Information gathering is an important step in a decision-making process. In the scientific world, new data and knowledge on environmental and health risks of hazardous chemicals and wastes are being accumulated on a daily basis. On another front, policy makers are required to take decisions related to the implementation of the conventions based on the information made available to them. This is why it is important to strengthen the science-policy interface. The gaps in access to scientific information in particular in developing countries and countries with economies in transition should also be addressed. The information required at the Annex E stage, for example, is highly technical and scientific. One of the objectives of the activities for “From Science to Action” is to support Parties and observers to effectively collect such information and provide them to the Committee.

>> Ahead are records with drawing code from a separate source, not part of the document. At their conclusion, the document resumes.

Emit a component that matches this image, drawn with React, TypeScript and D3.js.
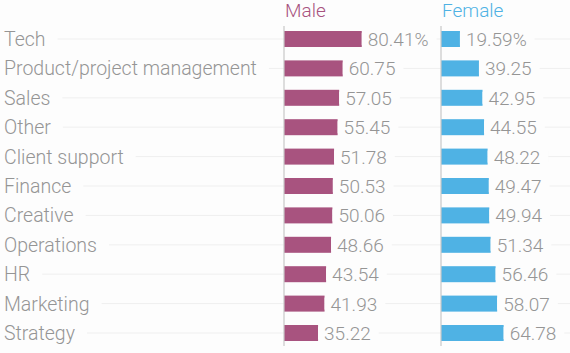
import { useEffect, useRef } from "react";
import * as d3 from "d3";

const categories = [
	"Tech",
	"Product/project management",
	"Sales",
	"Other",
	"Client support",
	"Finance",
	"Creative",
	"Operations",
	"HR",
	"Marketing",
	"Strategy",
];
const maleValues = [80.41, 60.75, 57.05, 55.45, 51.78, 50.53, 50.06, 48.66, 43.54, 41.93, 35.22];
const femaleValues = [19.59, 39.25, 42.95, 44.55, 48.22, 49.47, 49.94, 51.34, 56.46, 58.07, 64.78];
const seriesNames = ["Male", "Female"];

const W = 570;
const H = 353;
const BG = "#fdfdfd";
const GRID = "#efefef";
const TEXT = "#959595";
const colors = ["#a8537f", "#4fb2e4"];
const FONT = "Roboto, 'Open Sans', sans-serif";

const App = () => {
	const svgRef = useRef<SVGSVGElement>(null);

	useEffect(() => {
		if (!svgRef.current) return;
		const svg = d3.select(svgRef.current);
		svg.selectAll("*").remove();

		svg.append("rect").attr("width", W).attr("height", H).attr("fill", BG);

		// row centres
		const y = d3.scalePoint<string>().domain(categories).range([39, 333]);
		const barH = 16;

		// both panels share one scale
		const x = d3.scaleLinear().domain([0, 100]).range([0, 96.7]);
		const panelX = [284, 441];
		const series = [maleValues, femaleValues];

		// gridlines across the whole width
		svg
			.append("g")
			.selectAll("line")
			.data(categories)
			.join("line")
			.attr("x1", 0)
			.attr("x2", W)
			.attr("y1", (d) => y(d)!)
			.attr("y2", (d) => y(d)!)
			.attr("stroke", GRID)
			.attr("stroke-width", 1);

		// category labels, with a knock-out behind them
		const labels = svg.append("g");
		categories.forEach((c) => {
			const g = labels.append("g");
			const bg = g.append("rect").attr("fill", BG);
			const t = g
				.append("text")
				.attr("x", 4)
				.attr("y", y(c)! + 7)
				.attr("fill", TEXT)
				.style("font-family", FONT)
				.style("font-size", "19.5px")
				.style("font-weight", 300)
				.text(c);
			const len = (t.node() as SVGTextElement).getComputedTextLength();
			bg.attr("x", 0)
				.attr("y", y(c)! - 6)
				.attr("width", 4 + len + 12)
				.attr("height", 12);
		});

		series.forEach((vals, s) => {
			const g = svg.append("g").attr("transform", `translate(${panelX[s]},0)`);

			// header
			g.append("text")
				.attr("x", 1)
				.attr("y", 17)
				.attr("fill", colors[s])
				.style("font-family", FONT)
				.style("font-size", "19px")
				.style("font-weight", 300)
				.text(seriesNames[s]);

			// bars
			g.selectAll("rect.bar")
				.data(vals)
				.join("rect")
				.attr("class", "bar")
				.attr("x", 0)
				.attr("y", (_d, i) => y(categories[i])! - barH / 2)
				.attr("width", (d) => x(d))
				.attr("height", barH)
				.attr("fill", colors[s]);

			// values
			vals.forEach((v, i) => {
				const vg = g.append("g");
				const bg = vg.append("rect").attr("fill", BG);
				const label = i === 0 ? `${v.toFixed(2)}%` : v.toFixed(2);
				const t = vg
					.append("text")
					.attr("x", x(v) + 6)
					.attr("y", y(categories[i])! + 7)
					.attr("fill", TEXT)
					.style("font-family", FONT)
					.style("font-size", "19px")
					.style("font-weight", 300)
					.text(label);
				const len = (t.node() as SVGTextElement).getComputedTextLength();
				bg.attr("x", x(v))
					.attr("y", y(categories[i])! - 6)
					.attr("width", len + 14)
					.attr("height", 12);
			});

			// axis line
			g.append("line")
				.attr("x1", 0)
				.attr("x2", 0)
				.attr("y1", 26)
				.attr("y2", 346)
				.attr("stroke", "#c8c8c8")
				.attr("stroke-width", 1.2);
		});
	}, []);

	return (
		<svg
			ref={svgRef}
			width={W}
			height={H}
			style={{ display: "block", position: "absolute", left: 0, top: 0 }}
		/>
	);
};

export default App;
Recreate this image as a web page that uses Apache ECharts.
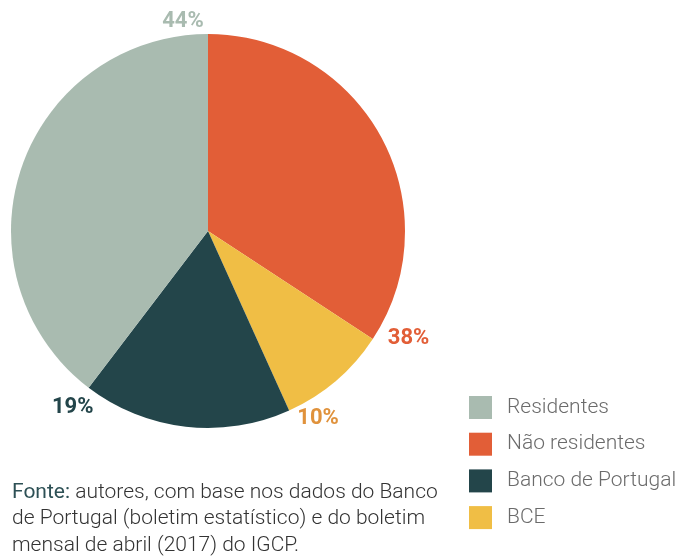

I would also like to highlight that, as mentioned in Article 1 of the Convention, the Stockholm Convention is mindful of the precautionary approach. This means that more caution is required when information is uncertain, unreliable or inadequate, and that the lack of adequate scientific information should not be used as a reason for postponing or failing to take action. According to Article 8 of the Convention, the Conference of the Parties, “taking due account of the recommendations of the Committee, including any scientific uncertainty, shall decide, in a precautionary manner, whether to list the chemical, and specify its related control measures, in Annexes A, B and/or C”. Socio-economic consideration undertaken at the Annex F stage includes very important items such as health, including public, environmental and occupational health, agriculture, including aquaculture and forestry, biodiversity, economic aspects, movement towards sustainable development and social costs.

CA: Thank you very much for your time and good luck with the important work in Rome!

KOW: Thank you, Charlie, we hope for a very successful meeting.